The Boggabilla railway line is a disused railway line in New South Wales, Australia. It branches from the Mungindi railway line at Camurra and ran for 130 km to Boggabilla.

==Construction==

When the line was first approved it ran through mainly grazing country, and few could have envisaged the development of grain production after the 1940s in the area. The line was authorised mainly to ensure that the output of grazing properties in the area went south through New South Wales ports rather than north, across the border to Queensland.

The line involved only light earthworks, but did include the crossing of a number of watercourses. By mid-1928, clearing had been completed to the 23 mi point and work steadily continued until 1930 when, due to a shortage of funds, progress was halted for six months.

==Opening==
The line was eventually opened throughout on 20 June 1932.

==Traffic==
Upon opening, the train service comprised a twice-weekly mixed train running from Moree to Boggabilla on Mondays and Fridays, returning the following day. From 24 February 1936, a weekly CPH railmotor service was introduced, which was later increased to thrice weekly, Mondays, Wednesdays and Fridays. The railmotor services were day-returns from Moree. Goods trains operated as well.
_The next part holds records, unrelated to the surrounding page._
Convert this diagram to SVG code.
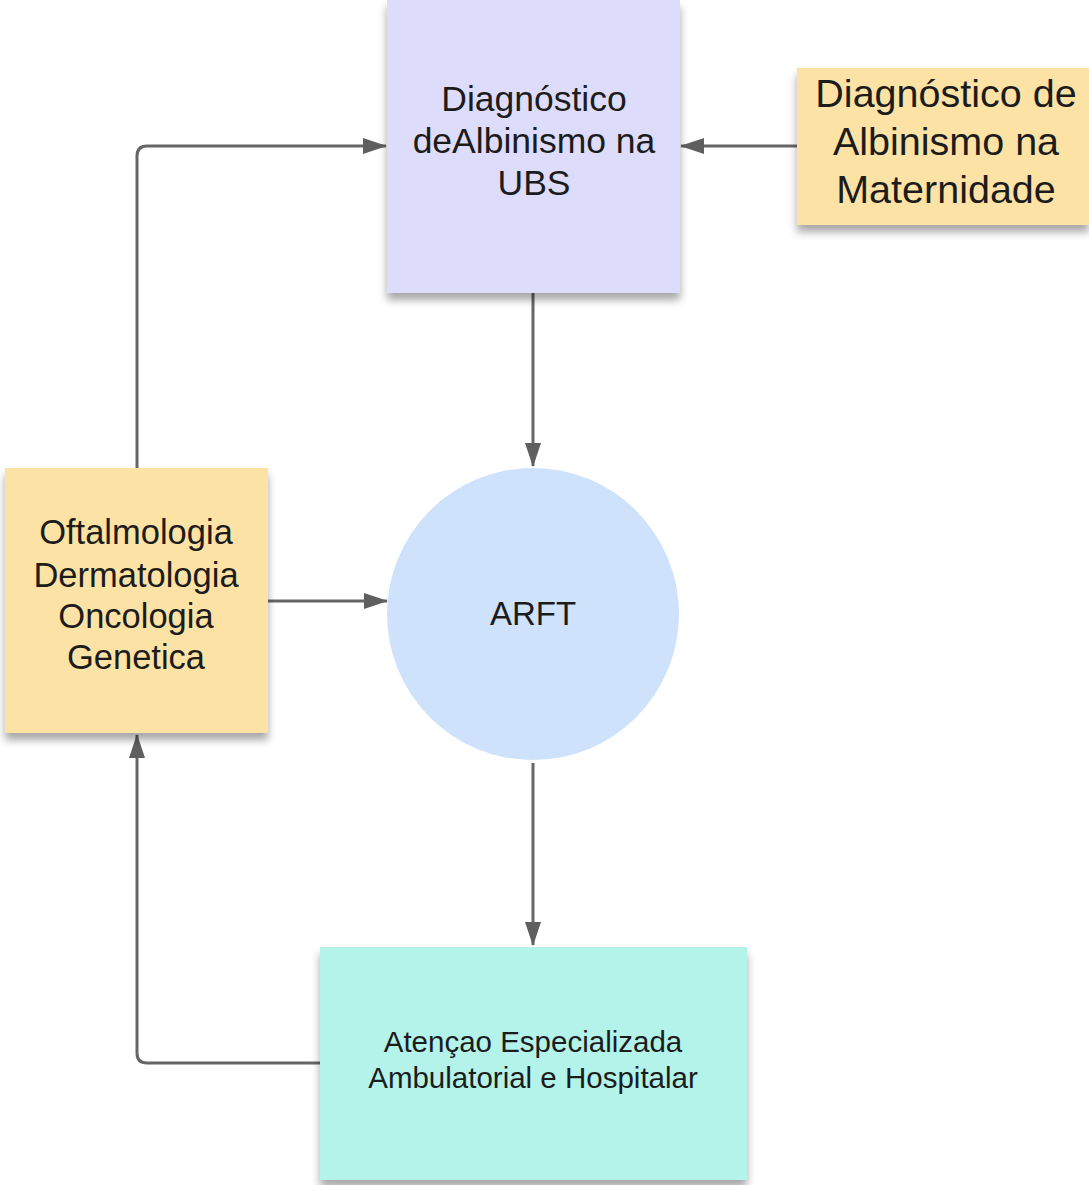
<svg xmlns="http://www.w3.org/2000/svg" width="1089" height="1185" viewBox="0 0 1089 1185">
<defs>
<filter id="sh" x="-10%" y="-10%" width="120%" height="125%">
<feDropShadow dx="0" dy="7" stdDeviation="4" flood-color="#000" flood-opacity="0.35"/>
</filter>
<marker id="ah" markerWidth="24" markerHeight="16" refX="23" refY="8" orient="auto" markerUnits="userSpaceOnUse">
<path d="M0,0 L24,8 L0,16 Z" fill="#5f5f5f"/>
</marker>
<style>
.t{font-family:"Liberation Sans",Arial,sans-serif;fill:#1c1c1c;text-anchor:middle}
.c{fill:none;stroke:#666;stroke-width:3;marker-end:url(#ah)}
</style>
</defs>
<rect width="1089" height="1185" fill="#fff"/>
<g id="connectors">
<path class="c" d="M533,293 V466"/>
<path class="c" d="M797,146 H681"/>
<path class="c" d="M137,468 V156 Q137,146 147,146 H386"/>
<path class="c" d="M268,601 H387"/>
<path class="c" d="M533,763 V945"/>
<path class="c" d="M320,1063 H147 Q137,1063 137,1053 V735"/>
</g>
<g id="ubs">
<rect x="387" y="0" width="293" height="293" fill="#dedcfb" filter="url(#sh)"/>
<text class="t" font-size="35.5"><tspan x="534" y="111">Diagnóstico</tspan><tspan x="534" y="153">deAlbinismo na</tspan><tspan x="534" y="195">UBS</tspan></text>
</g>
<g id="maternidade">
<rect x="797" y="68" width="292" height="157" fill="#fce3a5" filter="url(#sh)"/>
<text class="t" font-size="39.5"><tspan x="946" y="107">Diagnóstico de</tspan><tspan x="946" y="155">Albinismo na</tspan><tspan x="946" y="203">Maternidade</tspan></text>
</g>
<g id="especialidades">
<rect x="5" y="468" width="263" height="265" fill="#fce3a5" filter="url(#sh)"/>
<text class="t" font-size="34.5"><tspan x="136" y="544">Oftalmologia</tspan><tspan x="136" y="587">Dermatologia</tspan><tspan x="136" y="628">Oncologia</tspan><tspan x="136" y="669">Genetica</tspan></text>
</g>
<g id="arft">
<circle cx="533" cy="614" r="146" fill="#cfe2fb"/>
<text class="t" font-size="33" x="533" y="625" fill="#333">ARFT</text>
</g>
<g id="atencao">
<rect x="320" y="947" width="427" height="233" fill="#b3f3ea" filter="url(#sh)"/>
<text class="t" font-size="29.5"><tspan x="533" y="1052">Atençao Especializada</tspan><tspan x="533" y="1088">Ambulatorial e Hospitalar</tspan></text>
</g>
</svg>
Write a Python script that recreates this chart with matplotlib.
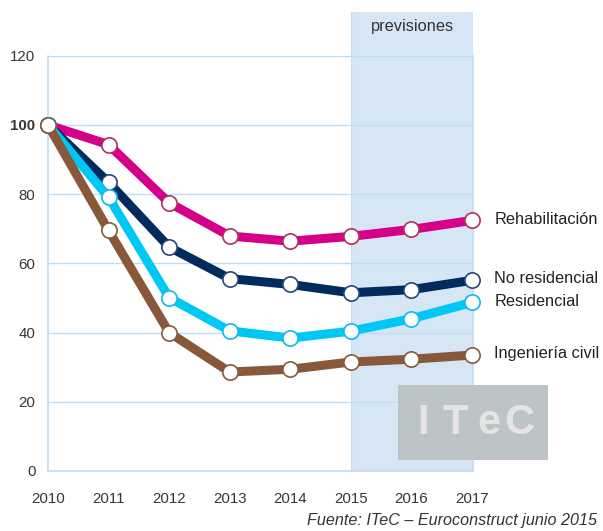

Bulk wheat storages at locations along the line first appeared in 1956, bringing additional traffic to the line. The use of 48 class diesel locomotives began in 1959, speeding up the movement of grain and other freight.

Passenger services came to an abrupt halt when the railmotor service was cancelled on 3 August 1974, officially as a consequence of the 1973 oil crisis. Goods services were also reduced at that time, being replaced by road trucks working out of Moree.

By 1978, rail freight services were largely worked on a seasonal basis, hauling wheat, with an occasional train to Boggabilla to collect sleepers milled locally.

==Demise==
Since the 1970s, the lines radiating from Moree have been operated on a seasonal basis only, serving the needs of the grain producers. The stationmaster at Boggabilla was withdrawn in 1979. In 1987, the line was truncated at North Star and grain was trucked by road to the silos there and at Crooble. The last train to Boggabilla ran on 23 November 1987. In November 2013, the remainder of the line was booked out of use. It was able to be reopened with 14-days notice, and was reopened in full for three weeks from 28 July 2014.

The Melbourne to Brisbane inland rail project proposed refurbishing the line and reinstating the North Star to Boggabilla section. However, in May 2026, the federal government announced that the project would no longer proceed north of Parkes, citing cost blow-outs.